What to work on:
Reproduce every entry exactly and leave its pictures out.

Stored dataset items:
start
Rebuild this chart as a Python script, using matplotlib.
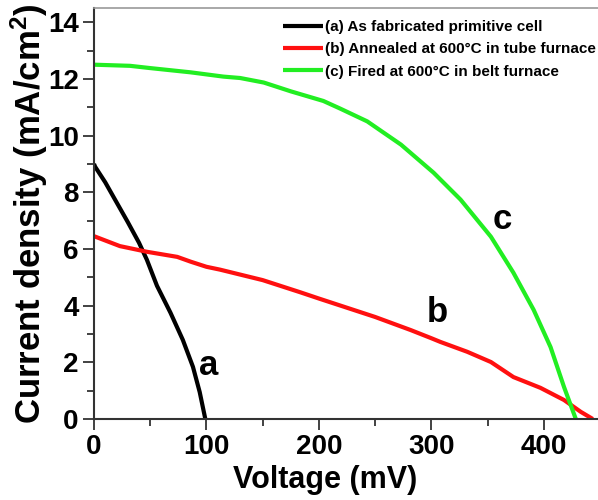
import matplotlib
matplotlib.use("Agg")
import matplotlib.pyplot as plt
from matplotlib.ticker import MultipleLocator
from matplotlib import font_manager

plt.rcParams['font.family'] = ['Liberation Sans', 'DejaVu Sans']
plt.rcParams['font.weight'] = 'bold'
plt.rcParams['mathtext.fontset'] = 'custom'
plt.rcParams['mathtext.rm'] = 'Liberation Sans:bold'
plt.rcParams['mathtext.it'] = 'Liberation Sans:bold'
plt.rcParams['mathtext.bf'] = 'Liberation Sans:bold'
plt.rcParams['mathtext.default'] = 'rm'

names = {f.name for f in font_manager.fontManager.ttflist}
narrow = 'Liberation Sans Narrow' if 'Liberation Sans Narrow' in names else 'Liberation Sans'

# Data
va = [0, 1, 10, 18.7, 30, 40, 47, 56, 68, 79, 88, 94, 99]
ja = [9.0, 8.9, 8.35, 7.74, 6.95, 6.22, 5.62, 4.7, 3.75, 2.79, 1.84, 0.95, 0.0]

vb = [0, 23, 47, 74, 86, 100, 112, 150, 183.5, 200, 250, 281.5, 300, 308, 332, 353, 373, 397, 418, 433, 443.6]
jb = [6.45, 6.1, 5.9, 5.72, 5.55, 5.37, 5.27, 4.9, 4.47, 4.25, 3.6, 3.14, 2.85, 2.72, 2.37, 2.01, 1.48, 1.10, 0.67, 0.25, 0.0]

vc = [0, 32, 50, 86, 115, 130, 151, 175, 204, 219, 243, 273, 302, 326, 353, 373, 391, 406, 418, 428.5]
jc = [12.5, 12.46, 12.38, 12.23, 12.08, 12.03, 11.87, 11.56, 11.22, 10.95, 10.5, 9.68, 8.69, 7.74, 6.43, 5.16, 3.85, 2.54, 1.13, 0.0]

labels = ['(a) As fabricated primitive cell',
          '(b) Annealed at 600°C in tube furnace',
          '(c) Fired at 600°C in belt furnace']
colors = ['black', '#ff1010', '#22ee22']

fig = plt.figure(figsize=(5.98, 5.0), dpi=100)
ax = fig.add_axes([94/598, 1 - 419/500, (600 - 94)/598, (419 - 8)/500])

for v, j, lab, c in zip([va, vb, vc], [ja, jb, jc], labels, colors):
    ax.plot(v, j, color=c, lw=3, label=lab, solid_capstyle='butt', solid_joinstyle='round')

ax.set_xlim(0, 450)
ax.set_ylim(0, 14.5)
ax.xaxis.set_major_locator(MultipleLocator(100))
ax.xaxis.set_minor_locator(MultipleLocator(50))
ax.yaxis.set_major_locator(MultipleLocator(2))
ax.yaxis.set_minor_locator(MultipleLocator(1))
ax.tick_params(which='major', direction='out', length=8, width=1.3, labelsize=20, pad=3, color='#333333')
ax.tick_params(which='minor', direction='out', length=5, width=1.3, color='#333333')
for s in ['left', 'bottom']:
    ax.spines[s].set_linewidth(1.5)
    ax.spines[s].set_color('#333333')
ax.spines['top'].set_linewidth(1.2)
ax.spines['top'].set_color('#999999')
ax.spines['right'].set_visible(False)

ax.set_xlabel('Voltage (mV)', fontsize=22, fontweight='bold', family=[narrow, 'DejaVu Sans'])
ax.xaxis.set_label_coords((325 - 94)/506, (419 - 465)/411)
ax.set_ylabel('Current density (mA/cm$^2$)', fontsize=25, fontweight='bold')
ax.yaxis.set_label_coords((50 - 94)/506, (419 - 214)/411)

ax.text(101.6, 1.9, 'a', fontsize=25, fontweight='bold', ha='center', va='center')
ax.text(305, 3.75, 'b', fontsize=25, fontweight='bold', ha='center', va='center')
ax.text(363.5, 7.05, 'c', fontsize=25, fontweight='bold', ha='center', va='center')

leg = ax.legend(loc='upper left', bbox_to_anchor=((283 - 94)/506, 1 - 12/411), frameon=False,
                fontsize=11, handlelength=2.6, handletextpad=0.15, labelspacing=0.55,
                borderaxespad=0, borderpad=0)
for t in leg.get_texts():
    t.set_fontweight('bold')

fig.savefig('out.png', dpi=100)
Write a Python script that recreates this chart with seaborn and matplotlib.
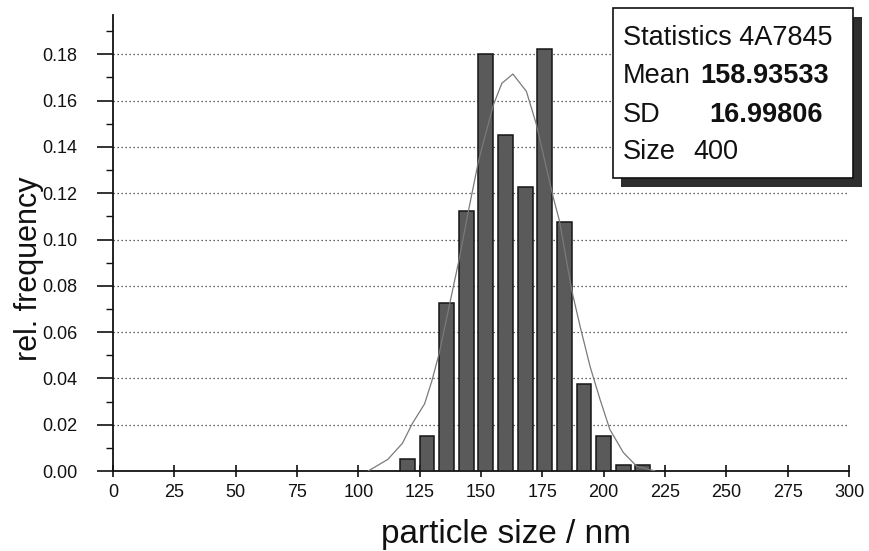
end
Expected answer:
Rebuild this chart as a Python script, using matplotlib.
import matplotlib
matplotlib.use("Agg")
import matplotlib.pyplot as plt
from matplotlib.ticker import MultipleLocator
from matplotlib import font_manager

plt.rcParams['font.family'] = ['Liberation Sans', 'DejaVu Sans']
plt.rcParams['font.weight'] = 'bold'
plt.rcParams['mathtext.fontset'] = 'custom'
plt.rcParams['mathtext.rm'] = 'Liberation Sans:bold'
plt.rcParams['mathtext.it'] = 'Liberation Sans:bold'
plt.rcParams['mathtext.bf'] = 'Liberation Sans:bold'
plt.rcParams['mathtext.default'] = 'rm'

names = {f.name for f in font_manager.fontManager.ttflist}
narrow = 'Liberation Sans Narrow' if 'Liberation Sans Narrow' in names else 'Liberation Sans'

# Data
va = [0, 1, 10, 18.7, 30, 40, 47, 56, 68, 79, 88, 94, 99]
ja = [9.0, 8.9, 8.35, 7.74, 6.95, 6.22, 5.62, 4.7, 3.75, 2.79, 1.84, 0.95, 0.0]

vb = [0, 23, 47, 74, 86, 100, 112, 150, 183.5, 200, 250, 281.5, 300, 308, 332, 353, 373, 397, 418, 433, 443.6]
jb = [6.45, 6.1, 5.9, 5.72, 5.55, 5.37, 5.27, 4.9, 4.47, 4.25, 3.6, 3.14, 2.85, 2.72, 2.37, 2.01, 1.48, 1.10, 0.67, 0.25, 0.0]

vc = [0, 32, 50, 86, 115, 130, 151, 175, 204, 219, 243, 273, 302, 326, 353, 373, 391, 406, 418, 428.5]
jc = [12.5, 12.46, 12.38, 12.23, 12.08, 12.03, 11.87, 11.56, 11.22, 10.95, 10.5, 9.68, 8.69, 7.74, 6.43, 5.16, 3.85, 2.54, 1.13, 0.0]

labels = ['(a) As fabricated primitive cell',
          '(b) Annealed at 600°C in tube furnace',
          '(c) Fired at 600°C in belt furnace']
colors = ['black', '#ff1010', '#22ee22']

fig = plt.figure(figsize=(5.98, 5.0), dpi=100)
ax = fig.add_axes([94/598, 1 - 419/500, (600 - 94)/598, (419 - 8)/500])

for v, j, lab, c in zip([va, vb, vc], [ja, jb, jc], labels, colors):
    ax.plot(v, j, color=c, lw=3, label=lab, solid_capstyle='butt', solid_joinstyle='round')

ax.set_xlim(0, 450)
ax.set_ylim(0, 14.5)
ax.xaxis.set_major_locator(MultipleLocator(100))
ax.xaxis.set_minor_locator(MultipleLocator(50))
ax.yaxis.set_major_locator(MultipleLocator(2))
ax.yaxis.set_minor_locator(MultipleLocator(1))
ax.tick_params(which='major', direction='out', length=8, width=1.3, labelsize=20, pad=3, color='#333333')
ax.tick_params(which='minor', direction='out', length=5, width=1.3, color='#333333')
for s in ['left', 'bottom']:
    ax.spines[s].set_linewidth(1.5)
    ax.spines[s].set_color('#333333')
ax.spines['top'].set_linewidth(1.2)
ax.spines['top'].set_color('#999999')
ax.spines['right'].set_visible(False)

ax.set_xlabel('Voltage (mV)', fontsize=22, fontweight='bold', family=[narrow, 'DejaVu Sans'])
ax.xaxis.set_label_coords((325 - 94)/506, (419 - 465)/411)
ax.set_ylabel('Current density (mA/cm$^2$)', fontsize=25, fontweight='bold')
ax.yaxis.set_label_coords((50 - 94)/506, (419 - 214)/411)

ax.text(101.6, 1.9, 'a', fontsize=25, fontweight='bold', ha='center', va='center')
ax.text(305, 3.75, 'b', fontsize=25, fontweight='bold', ha='center', va='center')
ax.text(363.5, 7.05, 'c', fontsize=25, fontweight='bold', ha='center', va='center')

leg = ax.legend(loc='upper left', bbox_to_anchor=((283 - 94)/506, 1 - 12/411), frameon=False,
                fontsize=11, handlelength=2.6, handletextpad=0.15, labelspacing=0.55,
                borderaxespad=0, borderpad=0)
for t in leg.get_texts():
    t.set_fontweight('bold')

fig.savefig('out.png', dpi=100)
Write a Python script that recreates this chart with seaborn and matplotlib.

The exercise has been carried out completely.